▶ Data extract

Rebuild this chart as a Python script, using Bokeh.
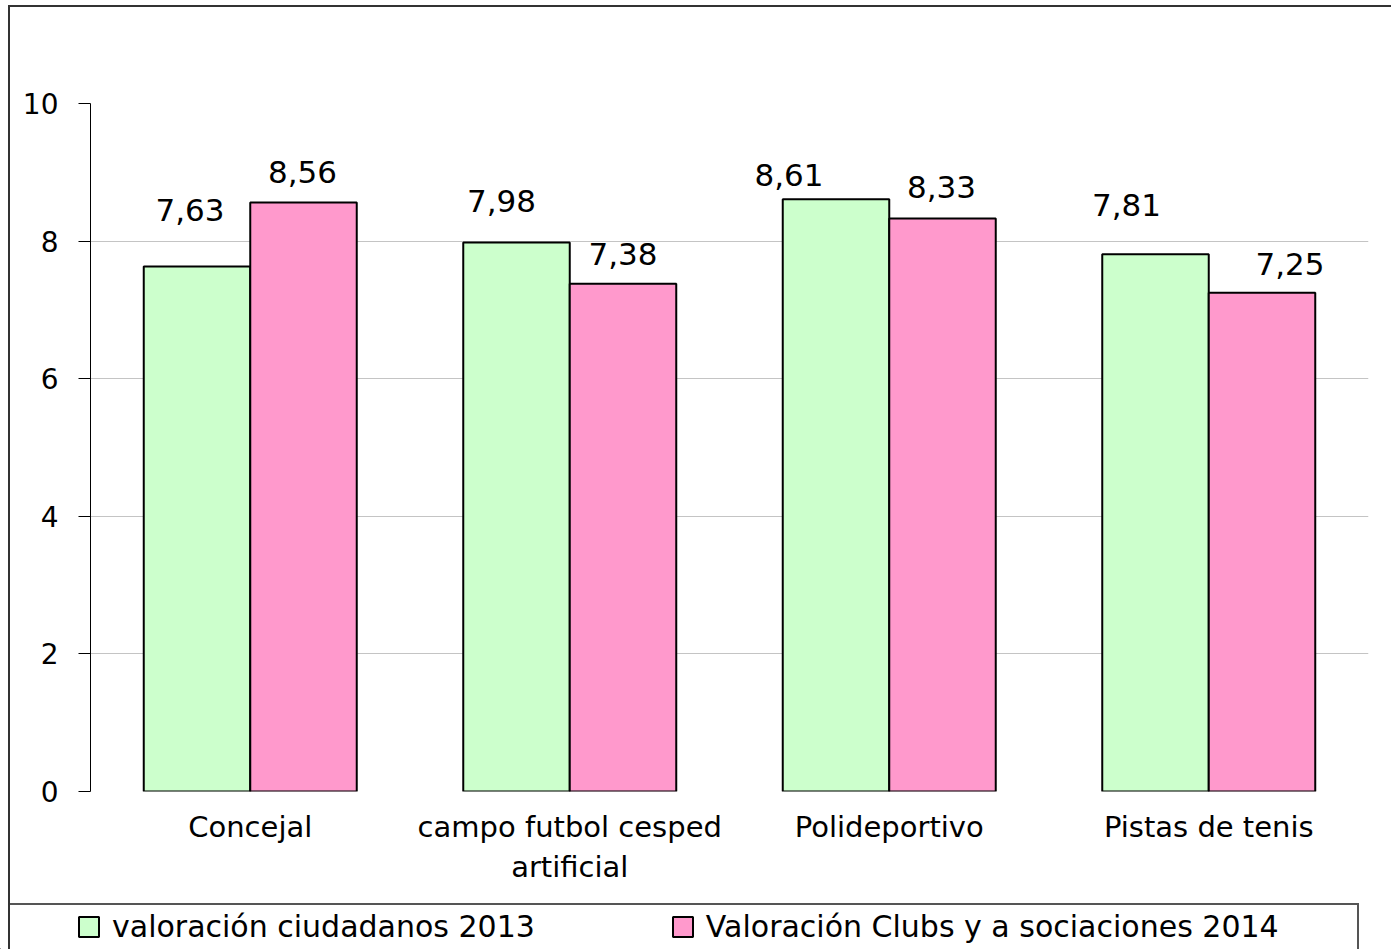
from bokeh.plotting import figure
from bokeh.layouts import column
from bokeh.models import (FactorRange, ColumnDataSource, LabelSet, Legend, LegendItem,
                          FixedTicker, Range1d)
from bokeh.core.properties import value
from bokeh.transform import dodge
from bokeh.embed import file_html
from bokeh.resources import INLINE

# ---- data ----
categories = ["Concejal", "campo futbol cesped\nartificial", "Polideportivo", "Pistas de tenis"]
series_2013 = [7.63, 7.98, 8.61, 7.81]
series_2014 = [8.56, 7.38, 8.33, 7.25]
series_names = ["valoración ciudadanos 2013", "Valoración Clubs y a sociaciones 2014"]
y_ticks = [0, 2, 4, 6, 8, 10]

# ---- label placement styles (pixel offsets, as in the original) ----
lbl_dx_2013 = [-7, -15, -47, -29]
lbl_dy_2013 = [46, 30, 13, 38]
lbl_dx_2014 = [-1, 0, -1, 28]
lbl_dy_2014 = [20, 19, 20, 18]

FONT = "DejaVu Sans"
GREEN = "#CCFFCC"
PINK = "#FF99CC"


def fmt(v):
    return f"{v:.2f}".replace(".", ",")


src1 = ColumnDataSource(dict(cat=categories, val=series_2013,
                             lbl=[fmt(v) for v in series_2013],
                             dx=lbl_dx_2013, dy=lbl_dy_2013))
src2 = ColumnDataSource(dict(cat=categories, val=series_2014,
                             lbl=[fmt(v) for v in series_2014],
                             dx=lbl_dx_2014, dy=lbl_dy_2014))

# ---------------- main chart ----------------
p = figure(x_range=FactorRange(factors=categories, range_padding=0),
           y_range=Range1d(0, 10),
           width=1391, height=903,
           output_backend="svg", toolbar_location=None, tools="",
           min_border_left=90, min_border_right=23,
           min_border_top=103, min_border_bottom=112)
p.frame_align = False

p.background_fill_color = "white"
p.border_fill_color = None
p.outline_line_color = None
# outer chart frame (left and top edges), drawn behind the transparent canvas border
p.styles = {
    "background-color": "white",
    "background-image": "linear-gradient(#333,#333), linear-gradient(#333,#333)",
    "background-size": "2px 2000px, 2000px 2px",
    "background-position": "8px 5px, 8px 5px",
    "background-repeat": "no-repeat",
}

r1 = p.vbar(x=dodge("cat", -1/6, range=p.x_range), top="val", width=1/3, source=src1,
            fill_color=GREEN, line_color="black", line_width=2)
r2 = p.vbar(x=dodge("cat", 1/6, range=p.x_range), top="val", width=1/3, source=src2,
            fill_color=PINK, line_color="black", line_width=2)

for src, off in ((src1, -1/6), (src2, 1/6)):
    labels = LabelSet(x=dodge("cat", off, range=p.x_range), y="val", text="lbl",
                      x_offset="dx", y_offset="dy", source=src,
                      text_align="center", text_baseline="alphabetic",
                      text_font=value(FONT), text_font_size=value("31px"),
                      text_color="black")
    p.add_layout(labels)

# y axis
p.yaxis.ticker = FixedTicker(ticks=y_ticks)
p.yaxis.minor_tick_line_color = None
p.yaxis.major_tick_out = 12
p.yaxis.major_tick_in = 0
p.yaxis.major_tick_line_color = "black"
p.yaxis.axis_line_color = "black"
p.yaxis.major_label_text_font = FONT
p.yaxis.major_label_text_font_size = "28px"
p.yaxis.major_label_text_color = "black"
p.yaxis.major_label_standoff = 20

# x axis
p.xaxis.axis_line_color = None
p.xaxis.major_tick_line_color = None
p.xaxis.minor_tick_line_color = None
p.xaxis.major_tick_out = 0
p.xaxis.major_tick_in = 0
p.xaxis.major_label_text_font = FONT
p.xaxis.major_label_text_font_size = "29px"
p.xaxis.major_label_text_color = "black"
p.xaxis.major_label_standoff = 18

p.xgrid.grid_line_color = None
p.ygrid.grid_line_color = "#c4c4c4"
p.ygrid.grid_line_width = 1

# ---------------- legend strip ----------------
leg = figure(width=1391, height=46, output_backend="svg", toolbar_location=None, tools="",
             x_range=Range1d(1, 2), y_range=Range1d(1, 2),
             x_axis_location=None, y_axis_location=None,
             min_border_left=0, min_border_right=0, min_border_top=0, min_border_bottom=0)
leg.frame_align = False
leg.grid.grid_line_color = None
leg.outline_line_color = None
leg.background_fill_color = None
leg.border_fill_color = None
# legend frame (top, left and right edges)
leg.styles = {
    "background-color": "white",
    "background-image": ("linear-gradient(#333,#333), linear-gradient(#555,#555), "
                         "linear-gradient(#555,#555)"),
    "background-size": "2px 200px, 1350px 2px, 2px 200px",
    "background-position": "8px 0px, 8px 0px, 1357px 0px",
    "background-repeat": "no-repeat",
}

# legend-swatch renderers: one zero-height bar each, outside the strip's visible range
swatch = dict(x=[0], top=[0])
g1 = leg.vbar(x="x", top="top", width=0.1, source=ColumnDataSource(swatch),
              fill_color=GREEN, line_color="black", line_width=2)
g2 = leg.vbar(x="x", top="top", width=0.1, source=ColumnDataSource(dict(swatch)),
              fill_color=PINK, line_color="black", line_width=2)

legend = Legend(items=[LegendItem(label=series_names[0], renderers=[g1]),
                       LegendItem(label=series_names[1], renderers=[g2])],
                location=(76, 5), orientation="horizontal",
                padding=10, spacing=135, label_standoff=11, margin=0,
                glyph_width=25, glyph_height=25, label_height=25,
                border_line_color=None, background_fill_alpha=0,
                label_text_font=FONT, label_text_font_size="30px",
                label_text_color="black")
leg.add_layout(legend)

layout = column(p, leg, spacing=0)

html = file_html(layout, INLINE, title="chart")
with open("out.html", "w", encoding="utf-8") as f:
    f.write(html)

▶ Your objective
How many of the lines above hold "chart"? Answer with only the number.

▶ Output for this task
4